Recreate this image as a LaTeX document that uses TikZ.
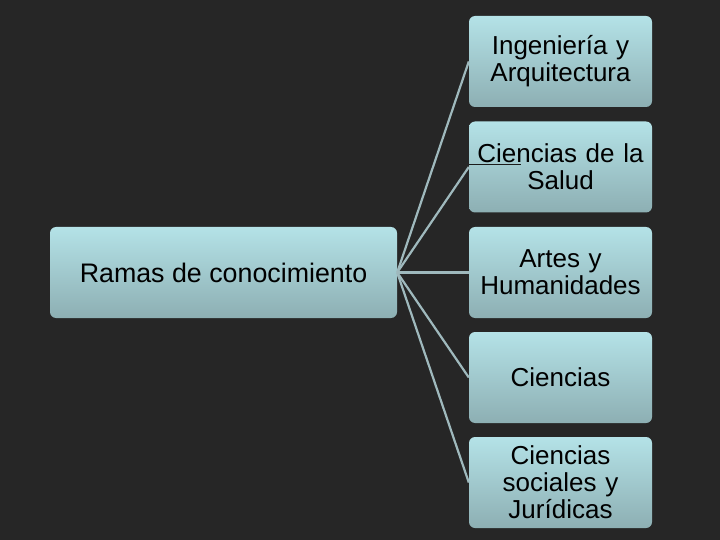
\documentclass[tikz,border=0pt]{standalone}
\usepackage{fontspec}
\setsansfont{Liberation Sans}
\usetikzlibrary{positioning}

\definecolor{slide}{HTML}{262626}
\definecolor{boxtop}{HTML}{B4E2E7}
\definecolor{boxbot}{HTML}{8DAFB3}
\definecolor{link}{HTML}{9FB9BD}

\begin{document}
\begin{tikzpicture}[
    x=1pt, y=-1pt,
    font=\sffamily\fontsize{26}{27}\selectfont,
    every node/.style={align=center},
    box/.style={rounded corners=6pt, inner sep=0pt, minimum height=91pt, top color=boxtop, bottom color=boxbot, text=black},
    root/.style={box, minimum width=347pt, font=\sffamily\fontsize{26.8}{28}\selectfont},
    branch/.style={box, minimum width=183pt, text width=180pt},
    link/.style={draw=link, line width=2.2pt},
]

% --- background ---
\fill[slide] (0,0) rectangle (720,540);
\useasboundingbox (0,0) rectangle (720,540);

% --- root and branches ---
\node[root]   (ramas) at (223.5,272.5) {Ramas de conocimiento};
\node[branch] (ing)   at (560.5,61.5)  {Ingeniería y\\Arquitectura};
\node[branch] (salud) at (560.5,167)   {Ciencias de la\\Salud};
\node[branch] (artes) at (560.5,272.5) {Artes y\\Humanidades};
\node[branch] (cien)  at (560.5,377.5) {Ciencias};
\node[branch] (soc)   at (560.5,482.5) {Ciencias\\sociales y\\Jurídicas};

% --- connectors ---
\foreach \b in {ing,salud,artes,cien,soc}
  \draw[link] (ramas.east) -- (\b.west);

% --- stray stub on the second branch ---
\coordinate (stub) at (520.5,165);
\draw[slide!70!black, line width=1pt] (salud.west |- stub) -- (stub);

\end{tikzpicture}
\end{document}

■ ■ ■

### AIM
Quote each line of the listing exactly, but leave the pictures out.

### FINAL RESULT
Recreate this image as a LaTeX document that uses TikZ.
\documentclass[tikz,border=0pt]{standalone}
\usepackage{fontspec}
\setsansfont{Liberation Sans}
\usetikzlibrary{positioning}

\definecolor{slide}{HTML}{262626}
\definecolor{boxtop}{HTML}{B4E2E7}
\definecolor{boxbot}{HTML}{8DAFB3}
\definecolor{link}{HTML}{9FB9BD}

\begin{document}
\begin{tikzpicture}[
    x=1pt, y=-1pt,
    font=\sffamily\fontsize{26}{27}\selectfont,
    every node/.style={align=center},
    box/.style={rounded corners=6pt, inner sep=0pt, minimum height=91pt, top color=boxtop, bottom color=boxbot, text=black},
    root/.style={box, minimum width=347pt, font=\sffamily\fontsize{26.8}{28}\selectfont},
    branch/.style={box, minimum width=183pt, text width=180pt},
    link/.style={draw=link, line width=2.2pt},
]

% --- background ---
\fill[slide] (0,0) rectangle (720,540);
\useasboundingbox (0,0) rectangle (720,540);

% --- root and branches ---
\node[root]   (ramas) at (223.5,272.5) {Ramas de conocimiento};
\node[branch] (ing)   at (560.5,61.5)  {Ingeniería y\\Arquitectura};
\node[branch] (salud) at (560.5,167)   {Ciencias de la\\Salud};
\node[branch] (artes) at (560.5,272.5) {Artes y\\Humanidades};
\node[branch] (cien)  at (560.5,377.5) {Ciencias};
\node[branch] (soc)   at (560.5,482.5) {Ciencias\\sociales y\\Jurídicas};

% --- connectors ---
\foreach \b in {ing,salud,artes,cien,soc}
  \draw[link] (ramas.east) -- (\b.west);

% --- stray stub on the second branch ---
\coordinate (stub) at (520.5,165);
\draw[slide!70!black, line width=1pt] (salud.west |- stub) -- (stub);

\end{tikzpicture}
\end{document}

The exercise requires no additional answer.